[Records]
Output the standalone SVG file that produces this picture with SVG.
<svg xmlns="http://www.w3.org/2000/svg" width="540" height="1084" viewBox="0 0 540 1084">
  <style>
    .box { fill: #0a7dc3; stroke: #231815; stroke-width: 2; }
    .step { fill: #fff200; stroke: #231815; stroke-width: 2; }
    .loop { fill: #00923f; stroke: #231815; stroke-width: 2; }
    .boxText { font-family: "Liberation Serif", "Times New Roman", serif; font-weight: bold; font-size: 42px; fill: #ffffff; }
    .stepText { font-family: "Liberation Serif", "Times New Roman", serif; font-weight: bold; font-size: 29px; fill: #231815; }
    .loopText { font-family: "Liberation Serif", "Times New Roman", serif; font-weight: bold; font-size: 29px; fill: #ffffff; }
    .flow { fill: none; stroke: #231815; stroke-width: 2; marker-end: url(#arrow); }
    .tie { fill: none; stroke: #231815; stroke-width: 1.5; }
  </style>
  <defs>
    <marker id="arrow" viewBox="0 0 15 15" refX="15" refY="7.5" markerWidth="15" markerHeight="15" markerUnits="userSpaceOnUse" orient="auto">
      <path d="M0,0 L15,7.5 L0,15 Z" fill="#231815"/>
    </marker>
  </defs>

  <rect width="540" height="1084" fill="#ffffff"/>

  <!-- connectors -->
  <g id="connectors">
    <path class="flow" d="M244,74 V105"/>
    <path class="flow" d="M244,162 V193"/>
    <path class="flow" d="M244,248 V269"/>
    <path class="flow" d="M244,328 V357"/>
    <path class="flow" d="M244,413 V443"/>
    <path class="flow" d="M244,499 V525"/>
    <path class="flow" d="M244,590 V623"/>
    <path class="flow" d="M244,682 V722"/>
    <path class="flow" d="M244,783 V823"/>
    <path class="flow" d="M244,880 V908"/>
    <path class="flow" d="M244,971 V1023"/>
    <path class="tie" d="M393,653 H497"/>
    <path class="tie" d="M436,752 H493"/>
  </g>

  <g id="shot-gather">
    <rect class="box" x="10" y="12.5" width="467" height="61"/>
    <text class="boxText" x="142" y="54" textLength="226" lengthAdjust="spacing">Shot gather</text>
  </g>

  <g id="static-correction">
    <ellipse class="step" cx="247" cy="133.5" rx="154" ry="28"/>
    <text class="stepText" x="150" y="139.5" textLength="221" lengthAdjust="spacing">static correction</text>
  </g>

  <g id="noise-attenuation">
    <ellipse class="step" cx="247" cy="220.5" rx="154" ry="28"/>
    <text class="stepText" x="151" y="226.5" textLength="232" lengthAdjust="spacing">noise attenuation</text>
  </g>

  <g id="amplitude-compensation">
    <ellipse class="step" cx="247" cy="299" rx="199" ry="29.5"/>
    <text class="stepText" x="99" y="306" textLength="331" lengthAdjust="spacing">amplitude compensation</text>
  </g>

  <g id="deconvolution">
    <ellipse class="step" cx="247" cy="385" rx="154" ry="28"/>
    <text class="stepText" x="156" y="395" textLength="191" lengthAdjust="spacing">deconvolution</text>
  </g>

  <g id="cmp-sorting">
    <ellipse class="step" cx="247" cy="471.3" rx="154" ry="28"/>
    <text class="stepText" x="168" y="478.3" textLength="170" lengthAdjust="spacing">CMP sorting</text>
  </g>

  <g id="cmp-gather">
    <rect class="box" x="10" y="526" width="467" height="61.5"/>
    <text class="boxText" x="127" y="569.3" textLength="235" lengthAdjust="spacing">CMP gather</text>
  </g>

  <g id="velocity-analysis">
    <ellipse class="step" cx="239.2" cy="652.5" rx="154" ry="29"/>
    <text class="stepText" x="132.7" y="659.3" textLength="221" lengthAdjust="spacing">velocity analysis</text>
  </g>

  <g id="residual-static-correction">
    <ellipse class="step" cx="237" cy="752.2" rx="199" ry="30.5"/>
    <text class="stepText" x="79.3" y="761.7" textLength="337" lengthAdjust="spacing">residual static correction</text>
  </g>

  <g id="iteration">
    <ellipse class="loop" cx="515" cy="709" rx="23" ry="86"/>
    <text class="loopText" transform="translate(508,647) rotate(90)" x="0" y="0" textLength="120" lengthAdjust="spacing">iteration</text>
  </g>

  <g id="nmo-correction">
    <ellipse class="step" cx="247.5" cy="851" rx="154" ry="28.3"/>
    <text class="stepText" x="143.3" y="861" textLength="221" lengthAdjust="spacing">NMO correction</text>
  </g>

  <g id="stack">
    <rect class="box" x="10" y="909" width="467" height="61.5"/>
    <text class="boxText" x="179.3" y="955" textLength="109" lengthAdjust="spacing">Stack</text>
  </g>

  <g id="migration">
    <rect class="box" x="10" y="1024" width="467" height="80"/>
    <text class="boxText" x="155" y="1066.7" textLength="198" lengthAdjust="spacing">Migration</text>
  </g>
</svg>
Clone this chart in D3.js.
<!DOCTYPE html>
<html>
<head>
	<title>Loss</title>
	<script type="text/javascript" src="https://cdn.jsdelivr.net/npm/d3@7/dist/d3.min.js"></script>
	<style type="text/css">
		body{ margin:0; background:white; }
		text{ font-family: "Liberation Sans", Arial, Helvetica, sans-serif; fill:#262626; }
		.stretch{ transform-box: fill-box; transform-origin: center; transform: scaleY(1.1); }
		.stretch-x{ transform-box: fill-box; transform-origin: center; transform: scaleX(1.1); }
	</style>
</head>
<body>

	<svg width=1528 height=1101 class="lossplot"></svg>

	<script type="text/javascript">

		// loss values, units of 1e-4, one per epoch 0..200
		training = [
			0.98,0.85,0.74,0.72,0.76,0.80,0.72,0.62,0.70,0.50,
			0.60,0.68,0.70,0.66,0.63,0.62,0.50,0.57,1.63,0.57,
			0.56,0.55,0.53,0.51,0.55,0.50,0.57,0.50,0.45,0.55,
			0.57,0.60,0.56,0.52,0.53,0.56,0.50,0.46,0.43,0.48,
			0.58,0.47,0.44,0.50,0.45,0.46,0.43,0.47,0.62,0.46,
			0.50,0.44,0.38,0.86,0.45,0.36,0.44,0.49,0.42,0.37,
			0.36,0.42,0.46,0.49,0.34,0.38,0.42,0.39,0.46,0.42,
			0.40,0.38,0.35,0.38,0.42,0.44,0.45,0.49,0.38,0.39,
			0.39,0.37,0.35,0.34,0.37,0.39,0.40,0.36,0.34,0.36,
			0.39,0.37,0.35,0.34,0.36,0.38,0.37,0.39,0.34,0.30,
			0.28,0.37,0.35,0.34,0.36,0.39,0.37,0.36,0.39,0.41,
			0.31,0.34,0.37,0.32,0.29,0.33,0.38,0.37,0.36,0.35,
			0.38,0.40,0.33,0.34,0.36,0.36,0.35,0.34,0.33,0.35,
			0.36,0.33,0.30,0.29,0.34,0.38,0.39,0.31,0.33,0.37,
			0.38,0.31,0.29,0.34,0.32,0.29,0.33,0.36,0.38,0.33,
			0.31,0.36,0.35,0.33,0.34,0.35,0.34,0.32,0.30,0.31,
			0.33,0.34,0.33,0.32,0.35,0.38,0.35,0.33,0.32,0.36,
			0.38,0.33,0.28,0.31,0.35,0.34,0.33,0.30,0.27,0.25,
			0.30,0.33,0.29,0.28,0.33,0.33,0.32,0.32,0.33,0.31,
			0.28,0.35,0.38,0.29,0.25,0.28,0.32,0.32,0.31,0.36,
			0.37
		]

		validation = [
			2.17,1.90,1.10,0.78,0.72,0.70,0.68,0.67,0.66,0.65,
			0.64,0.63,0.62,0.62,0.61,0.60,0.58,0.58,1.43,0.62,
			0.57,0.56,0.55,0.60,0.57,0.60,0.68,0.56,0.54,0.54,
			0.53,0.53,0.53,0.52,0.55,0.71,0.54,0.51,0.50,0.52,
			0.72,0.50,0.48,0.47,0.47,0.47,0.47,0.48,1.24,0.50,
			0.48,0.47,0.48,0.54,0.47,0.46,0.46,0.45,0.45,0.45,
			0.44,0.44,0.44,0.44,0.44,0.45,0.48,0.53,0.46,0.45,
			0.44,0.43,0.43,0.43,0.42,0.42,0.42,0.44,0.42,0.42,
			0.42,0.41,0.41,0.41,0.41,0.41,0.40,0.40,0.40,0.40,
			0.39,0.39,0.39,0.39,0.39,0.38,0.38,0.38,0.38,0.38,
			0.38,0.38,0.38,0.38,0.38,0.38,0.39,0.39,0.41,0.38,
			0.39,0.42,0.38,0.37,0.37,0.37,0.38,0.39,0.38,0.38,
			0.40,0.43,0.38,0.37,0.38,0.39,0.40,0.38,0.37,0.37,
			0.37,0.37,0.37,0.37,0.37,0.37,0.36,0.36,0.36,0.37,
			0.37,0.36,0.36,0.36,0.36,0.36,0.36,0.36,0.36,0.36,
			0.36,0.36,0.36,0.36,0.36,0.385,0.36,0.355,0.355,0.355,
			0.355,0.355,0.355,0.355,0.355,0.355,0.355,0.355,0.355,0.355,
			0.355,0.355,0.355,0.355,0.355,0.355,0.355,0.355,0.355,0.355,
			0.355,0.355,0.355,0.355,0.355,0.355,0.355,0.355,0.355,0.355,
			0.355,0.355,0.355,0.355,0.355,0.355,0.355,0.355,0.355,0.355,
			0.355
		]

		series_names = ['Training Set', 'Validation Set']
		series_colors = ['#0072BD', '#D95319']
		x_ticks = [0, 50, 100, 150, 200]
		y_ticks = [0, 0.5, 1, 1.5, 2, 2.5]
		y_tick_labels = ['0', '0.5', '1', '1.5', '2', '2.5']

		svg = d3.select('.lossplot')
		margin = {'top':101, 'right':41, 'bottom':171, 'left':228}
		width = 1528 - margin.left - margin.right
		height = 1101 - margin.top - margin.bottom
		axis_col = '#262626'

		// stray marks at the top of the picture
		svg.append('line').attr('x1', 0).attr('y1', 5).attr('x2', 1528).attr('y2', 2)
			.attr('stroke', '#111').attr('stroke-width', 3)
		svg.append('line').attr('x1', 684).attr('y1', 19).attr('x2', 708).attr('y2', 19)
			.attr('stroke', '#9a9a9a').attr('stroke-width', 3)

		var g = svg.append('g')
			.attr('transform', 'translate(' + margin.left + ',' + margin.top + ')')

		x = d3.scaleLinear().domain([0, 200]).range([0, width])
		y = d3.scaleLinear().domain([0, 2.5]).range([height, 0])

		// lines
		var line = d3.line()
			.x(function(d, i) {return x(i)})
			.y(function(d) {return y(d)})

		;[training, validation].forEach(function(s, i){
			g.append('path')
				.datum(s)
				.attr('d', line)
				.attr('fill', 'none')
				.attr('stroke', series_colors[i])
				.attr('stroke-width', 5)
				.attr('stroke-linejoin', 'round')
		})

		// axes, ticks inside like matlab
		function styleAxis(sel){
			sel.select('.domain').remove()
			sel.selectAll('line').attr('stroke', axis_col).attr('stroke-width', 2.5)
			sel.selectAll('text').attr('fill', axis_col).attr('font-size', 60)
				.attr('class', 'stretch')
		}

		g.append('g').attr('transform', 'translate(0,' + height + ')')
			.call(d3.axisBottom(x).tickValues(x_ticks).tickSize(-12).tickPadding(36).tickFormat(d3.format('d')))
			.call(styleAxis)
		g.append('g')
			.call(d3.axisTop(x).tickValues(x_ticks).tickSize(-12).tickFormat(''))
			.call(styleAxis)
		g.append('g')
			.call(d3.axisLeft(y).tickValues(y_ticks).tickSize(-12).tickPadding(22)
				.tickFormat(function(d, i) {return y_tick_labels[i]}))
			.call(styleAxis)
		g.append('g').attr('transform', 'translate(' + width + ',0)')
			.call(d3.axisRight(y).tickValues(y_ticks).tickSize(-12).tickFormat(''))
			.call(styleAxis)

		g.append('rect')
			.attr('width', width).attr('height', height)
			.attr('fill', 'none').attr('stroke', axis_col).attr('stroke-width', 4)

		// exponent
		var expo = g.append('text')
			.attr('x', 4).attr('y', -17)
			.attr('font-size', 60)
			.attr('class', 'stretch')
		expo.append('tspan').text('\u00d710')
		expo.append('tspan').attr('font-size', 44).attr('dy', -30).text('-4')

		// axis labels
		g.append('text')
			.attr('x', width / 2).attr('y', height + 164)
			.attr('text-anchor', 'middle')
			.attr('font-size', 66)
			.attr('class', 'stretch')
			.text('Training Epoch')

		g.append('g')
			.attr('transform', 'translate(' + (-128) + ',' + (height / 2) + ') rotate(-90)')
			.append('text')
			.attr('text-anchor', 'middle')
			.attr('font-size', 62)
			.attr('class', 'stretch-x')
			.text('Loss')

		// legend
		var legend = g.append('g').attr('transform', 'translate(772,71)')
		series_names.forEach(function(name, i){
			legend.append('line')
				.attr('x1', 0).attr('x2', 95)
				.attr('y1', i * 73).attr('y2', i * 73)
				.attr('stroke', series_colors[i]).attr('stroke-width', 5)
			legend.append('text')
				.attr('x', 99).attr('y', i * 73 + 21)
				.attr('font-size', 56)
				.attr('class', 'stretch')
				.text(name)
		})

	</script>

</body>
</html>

**WHAT YOU SHOULD DO**
Gather each line of the listing containing the word "this" and show it.

**WRITTEN RESPONSE**
Output the standalone SVG file that produces this picture with SVG.
Clone this chart in D3.js.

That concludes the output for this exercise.